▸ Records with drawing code
★ ★ ★ ★ ★

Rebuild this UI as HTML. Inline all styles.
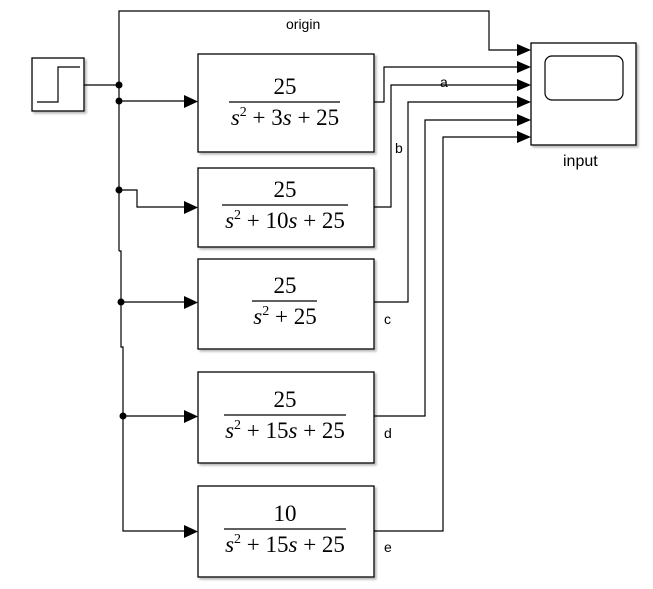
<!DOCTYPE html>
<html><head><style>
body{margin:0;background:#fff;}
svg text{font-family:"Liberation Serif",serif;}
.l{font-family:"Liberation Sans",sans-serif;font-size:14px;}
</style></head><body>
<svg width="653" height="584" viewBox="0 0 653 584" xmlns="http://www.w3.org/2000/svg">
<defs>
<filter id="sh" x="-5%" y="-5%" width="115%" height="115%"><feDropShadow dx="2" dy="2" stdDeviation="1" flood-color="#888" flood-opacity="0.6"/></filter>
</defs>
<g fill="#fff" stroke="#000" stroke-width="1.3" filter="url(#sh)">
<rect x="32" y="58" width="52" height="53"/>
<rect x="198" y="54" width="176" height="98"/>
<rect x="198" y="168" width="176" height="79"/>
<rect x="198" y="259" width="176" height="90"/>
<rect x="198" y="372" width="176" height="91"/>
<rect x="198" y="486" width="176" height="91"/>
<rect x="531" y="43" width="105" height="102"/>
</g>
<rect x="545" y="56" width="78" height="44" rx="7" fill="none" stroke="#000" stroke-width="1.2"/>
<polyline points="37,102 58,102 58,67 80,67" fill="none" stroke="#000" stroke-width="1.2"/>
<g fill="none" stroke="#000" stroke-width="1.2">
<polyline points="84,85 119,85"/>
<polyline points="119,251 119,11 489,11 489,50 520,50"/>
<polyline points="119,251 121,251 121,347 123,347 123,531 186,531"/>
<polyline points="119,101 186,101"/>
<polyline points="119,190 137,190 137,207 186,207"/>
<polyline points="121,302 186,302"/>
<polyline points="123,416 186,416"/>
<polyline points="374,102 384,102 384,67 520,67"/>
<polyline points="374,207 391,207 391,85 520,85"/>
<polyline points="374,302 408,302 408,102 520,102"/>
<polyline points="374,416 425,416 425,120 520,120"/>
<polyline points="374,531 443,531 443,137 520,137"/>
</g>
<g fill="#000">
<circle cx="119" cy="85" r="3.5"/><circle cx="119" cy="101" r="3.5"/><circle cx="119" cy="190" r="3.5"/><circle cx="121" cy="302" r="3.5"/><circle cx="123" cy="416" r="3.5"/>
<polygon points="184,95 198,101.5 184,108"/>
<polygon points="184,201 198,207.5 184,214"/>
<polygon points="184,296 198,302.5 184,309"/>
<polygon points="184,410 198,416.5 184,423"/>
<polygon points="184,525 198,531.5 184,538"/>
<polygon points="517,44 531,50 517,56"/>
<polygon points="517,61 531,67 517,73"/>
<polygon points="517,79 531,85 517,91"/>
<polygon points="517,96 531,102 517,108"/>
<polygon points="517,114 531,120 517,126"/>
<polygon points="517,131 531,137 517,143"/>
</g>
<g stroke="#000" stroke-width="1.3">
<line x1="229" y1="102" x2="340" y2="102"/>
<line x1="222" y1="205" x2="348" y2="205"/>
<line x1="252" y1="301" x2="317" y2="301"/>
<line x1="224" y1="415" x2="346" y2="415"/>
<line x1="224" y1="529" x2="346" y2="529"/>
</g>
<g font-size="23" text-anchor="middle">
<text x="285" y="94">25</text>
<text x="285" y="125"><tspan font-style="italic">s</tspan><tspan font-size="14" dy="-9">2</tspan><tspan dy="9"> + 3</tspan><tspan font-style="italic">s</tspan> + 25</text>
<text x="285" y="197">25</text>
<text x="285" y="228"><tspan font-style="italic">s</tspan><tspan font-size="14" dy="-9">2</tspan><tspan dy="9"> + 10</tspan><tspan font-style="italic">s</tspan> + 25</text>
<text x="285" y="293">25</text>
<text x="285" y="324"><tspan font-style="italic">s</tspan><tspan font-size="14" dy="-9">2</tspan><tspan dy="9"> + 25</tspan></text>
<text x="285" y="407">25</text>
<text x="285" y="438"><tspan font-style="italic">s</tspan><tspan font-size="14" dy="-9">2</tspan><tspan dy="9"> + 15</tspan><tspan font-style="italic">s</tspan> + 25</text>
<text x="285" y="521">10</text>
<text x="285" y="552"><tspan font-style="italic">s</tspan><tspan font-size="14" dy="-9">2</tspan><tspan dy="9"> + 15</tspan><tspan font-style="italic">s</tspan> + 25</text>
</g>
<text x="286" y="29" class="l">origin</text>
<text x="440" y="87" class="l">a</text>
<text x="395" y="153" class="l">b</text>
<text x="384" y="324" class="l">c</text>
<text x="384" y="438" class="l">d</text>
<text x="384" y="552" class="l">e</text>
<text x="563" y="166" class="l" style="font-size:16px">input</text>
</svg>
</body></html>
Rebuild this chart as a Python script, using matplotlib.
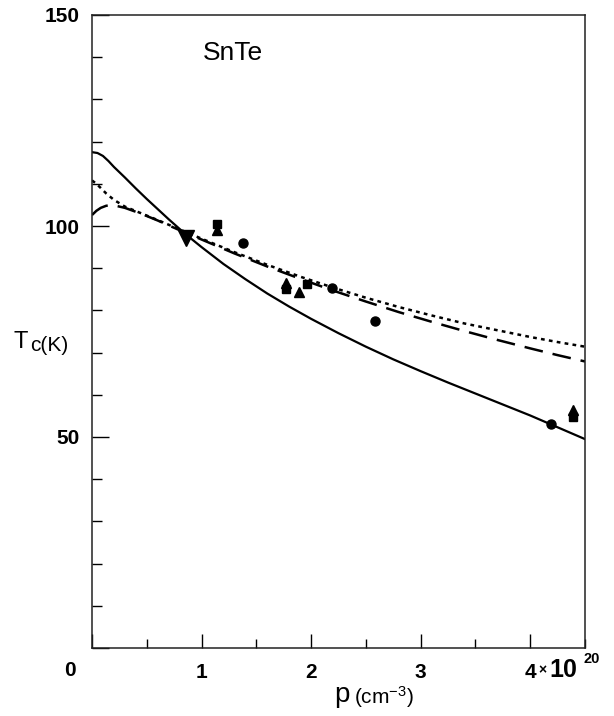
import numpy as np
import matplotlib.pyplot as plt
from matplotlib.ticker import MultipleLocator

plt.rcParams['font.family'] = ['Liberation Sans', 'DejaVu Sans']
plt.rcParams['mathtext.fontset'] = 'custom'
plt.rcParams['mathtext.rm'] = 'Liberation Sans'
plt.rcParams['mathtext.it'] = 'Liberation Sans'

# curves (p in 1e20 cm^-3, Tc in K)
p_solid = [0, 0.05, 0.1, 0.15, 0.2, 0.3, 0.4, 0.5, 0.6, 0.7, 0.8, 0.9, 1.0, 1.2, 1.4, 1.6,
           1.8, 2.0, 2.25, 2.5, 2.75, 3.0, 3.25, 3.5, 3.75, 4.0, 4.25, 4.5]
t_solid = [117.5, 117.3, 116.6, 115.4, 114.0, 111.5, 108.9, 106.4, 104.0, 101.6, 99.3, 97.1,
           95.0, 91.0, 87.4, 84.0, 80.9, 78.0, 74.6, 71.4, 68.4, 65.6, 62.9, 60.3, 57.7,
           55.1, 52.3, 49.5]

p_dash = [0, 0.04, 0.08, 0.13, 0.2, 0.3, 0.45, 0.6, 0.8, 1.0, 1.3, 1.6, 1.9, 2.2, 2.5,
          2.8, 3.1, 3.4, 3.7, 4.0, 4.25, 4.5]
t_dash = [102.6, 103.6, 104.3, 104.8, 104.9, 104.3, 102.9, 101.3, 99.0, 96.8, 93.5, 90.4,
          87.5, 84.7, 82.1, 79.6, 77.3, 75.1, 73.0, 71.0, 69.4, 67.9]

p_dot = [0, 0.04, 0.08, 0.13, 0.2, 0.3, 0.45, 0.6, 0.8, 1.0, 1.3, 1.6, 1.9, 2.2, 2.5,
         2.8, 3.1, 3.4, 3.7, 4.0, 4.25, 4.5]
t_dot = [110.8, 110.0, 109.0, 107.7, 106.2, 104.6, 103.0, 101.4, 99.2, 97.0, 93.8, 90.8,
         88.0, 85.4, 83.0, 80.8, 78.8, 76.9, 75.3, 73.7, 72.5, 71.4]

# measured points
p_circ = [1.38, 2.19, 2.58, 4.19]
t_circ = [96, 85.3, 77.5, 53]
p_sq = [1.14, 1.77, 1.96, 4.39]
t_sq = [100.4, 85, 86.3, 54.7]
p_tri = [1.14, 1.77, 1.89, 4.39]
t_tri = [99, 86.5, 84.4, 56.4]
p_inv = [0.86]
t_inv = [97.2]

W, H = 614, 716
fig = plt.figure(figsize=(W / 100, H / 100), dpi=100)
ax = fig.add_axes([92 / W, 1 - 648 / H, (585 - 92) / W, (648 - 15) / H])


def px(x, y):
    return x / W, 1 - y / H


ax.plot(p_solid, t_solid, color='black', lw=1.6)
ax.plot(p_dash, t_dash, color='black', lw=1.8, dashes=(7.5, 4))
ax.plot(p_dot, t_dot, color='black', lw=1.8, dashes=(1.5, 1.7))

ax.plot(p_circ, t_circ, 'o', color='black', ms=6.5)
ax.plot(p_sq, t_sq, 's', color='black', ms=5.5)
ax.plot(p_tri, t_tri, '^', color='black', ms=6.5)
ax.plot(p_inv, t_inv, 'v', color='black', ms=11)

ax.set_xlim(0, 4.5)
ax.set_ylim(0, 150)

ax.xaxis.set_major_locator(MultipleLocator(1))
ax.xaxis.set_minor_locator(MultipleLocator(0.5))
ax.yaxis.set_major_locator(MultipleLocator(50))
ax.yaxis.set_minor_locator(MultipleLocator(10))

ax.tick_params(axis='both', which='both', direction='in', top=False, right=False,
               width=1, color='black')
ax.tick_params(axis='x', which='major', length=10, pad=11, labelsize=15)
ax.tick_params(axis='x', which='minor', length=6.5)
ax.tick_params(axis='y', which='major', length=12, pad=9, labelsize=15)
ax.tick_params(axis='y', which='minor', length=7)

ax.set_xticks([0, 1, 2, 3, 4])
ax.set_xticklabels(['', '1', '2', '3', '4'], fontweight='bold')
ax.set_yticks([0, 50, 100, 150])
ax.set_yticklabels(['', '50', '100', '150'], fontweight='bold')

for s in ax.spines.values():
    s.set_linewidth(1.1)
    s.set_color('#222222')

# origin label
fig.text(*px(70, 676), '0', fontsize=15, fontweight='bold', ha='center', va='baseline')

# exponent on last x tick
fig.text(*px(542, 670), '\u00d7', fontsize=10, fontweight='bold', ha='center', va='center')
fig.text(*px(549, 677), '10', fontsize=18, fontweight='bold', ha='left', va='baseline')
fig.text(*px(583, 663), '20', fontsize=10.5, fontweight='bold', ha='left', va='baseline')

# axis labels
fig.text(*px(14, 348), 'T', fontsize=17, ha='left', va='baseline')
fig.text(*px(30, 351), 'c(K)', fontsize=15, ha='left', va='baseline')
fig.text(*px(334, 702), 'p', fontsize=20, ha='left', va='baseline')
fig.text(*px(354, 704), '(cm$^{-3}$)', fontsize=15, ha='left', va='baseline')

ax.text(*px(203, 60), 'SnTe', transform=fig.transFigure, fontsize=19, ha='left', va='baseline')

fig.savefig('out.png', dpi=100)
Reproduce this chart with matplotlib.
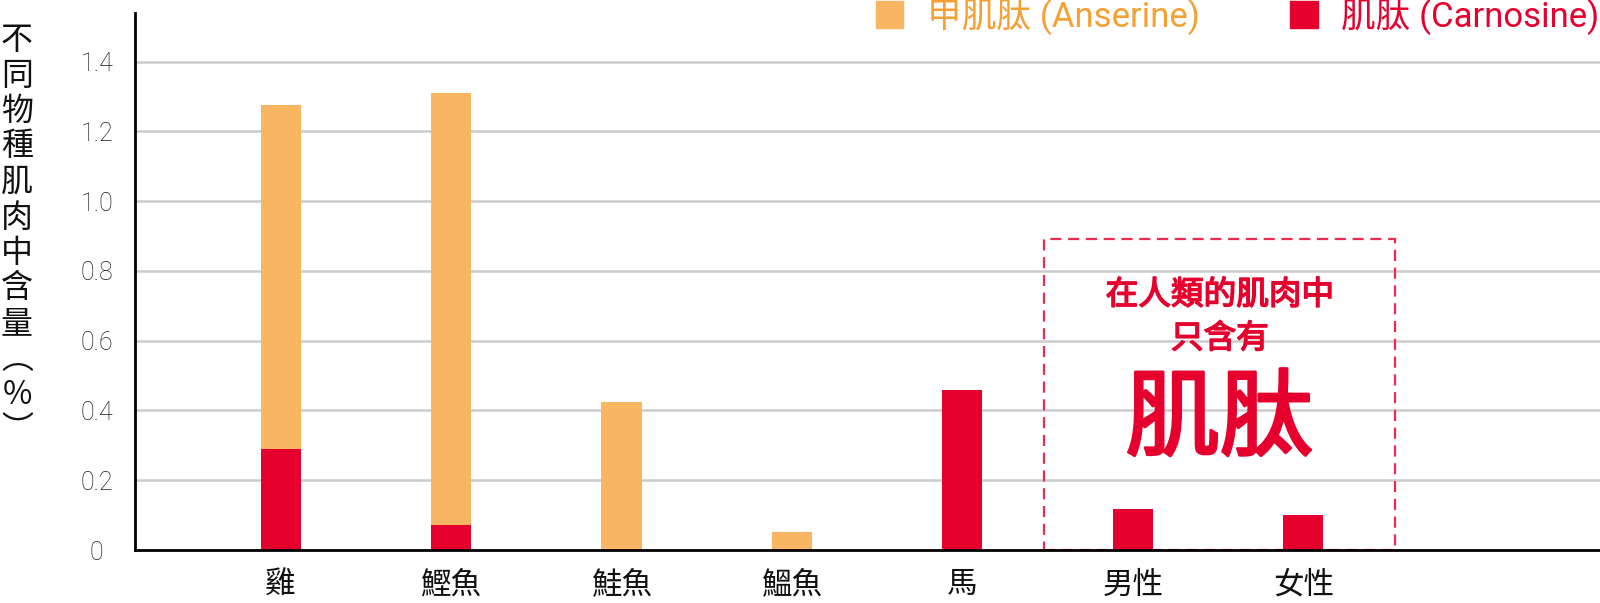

★ ★ ★ ★ ★

▸ Required work
Print everything from the line with "Rebuild this chart" down to the line with "return x / W, 1 - y / H" in the entries above, both lines included and nothing more, without the pictures.

▸ Final result
Rebuild this chart as a Python script, using matplotlib.
import numpy as np
import matplotlib.pyplot as plt
from matplotlib.ticker import MultipleLocator

plt.rcParams['font.family'] = ['Liberation Sans', 'DejaVu Sans']
plt.rcParams['mathtext.fontset'] = 'custom'
plt.rcParams['mathtext.rm'] = 'Liberation Sans'
plt.rcParams['mathtext.it'] = 'Liberation Sans'

# curves (p in 1e20 cm^-3, Tc in K)
p_solid = [0, 0.05, 0.1, 0.15, 0.2, 0.3, 0.4, 0.5, 0.6, 0.7, 0.8, 0.9, 1.0, 1.2, 1.4, 1.6,
           1.8, 2.0, 2.25, 2.5, 2.75, 3.0, 3.25, 3.5, 3.75, 4.0, 4.25, 4.5]
t_solid = [117.5, 117.3, 116.6, 115.4, 114.0, 111.5, 108.9, 106.4, 104.0, 101.6, 99.3, 97.1,
           95.0, 91.0, 87.4, 84.0, 80.9, 78.0, 74.6, 71.4, 68.4, 65.6, 62.9, 60.3, 57.7,
           55.1, 52.3, 49.5]

p_dash = [0, 0.04, 0.08, 0.13, 0.2, 0.3, 0.45, 0.6, 0.8, 1.0, 1.3, 1.6, 1.9, 2.2, 2.5,
          2.8, 3.1, 3.4, 3.7, 4.0, 4.25, 4.5]
t_dash = [102.6, 103.6, 104.3, 104.8, 104.9, 104.3, 102.9, 101.3, 99.0, 96.8, 93.5, 90.4,
          87.5, 84.7, 82.1, 79.6, 77.3, 75.1, 73.0, 71.0, 69.4, 67.9]

p_dot = [0, 0.04, 0.08, 0.13, 0.2, 0.3, 0.45, 0.6, 0.8, 1.0, 1.3, 1.6, 1.9, 2.2, 2.5,
         2.8, 3.1, 3.4, 3.7, 4.0, 4.25, 4.5]
t_dot = [110.8, 110.0, 109.0, 107.7, 106.2, 104.6, 103.0, 101.4, 99.2, 97.0, 93.8, 90.8,
         88.0, 85.4, 83.0, 80.8, 78.8, 76.9, 75.3, 73.7, 72.5, 71.4]

# measured points
p_circ = [1.38, 2.19, 2.58, 4.19]
t_circ = [96, 85.3, 77.5, 53]
p_sq = [1.14, 1.77, 1.96, 4.39]
t_sq = [100.4, 85, 86.3, 54.7]
p_tri = [1.14, 1.77, 1.89, 4.39]
t_tri = [99, 86.5, 84.4, 56.4]
p_inv = [0.86]
t_inv = [97.2]

W, H = 614, 716
fig = plt.figure(figsize=(W / 100, H / 100), dpi=100)
ax = fig.add_axes([92 / W, 1 - 648 / H, (585 - 92) / W, (648 - 15) / H])


def px(x, y):
    return x / W, 1 - y / H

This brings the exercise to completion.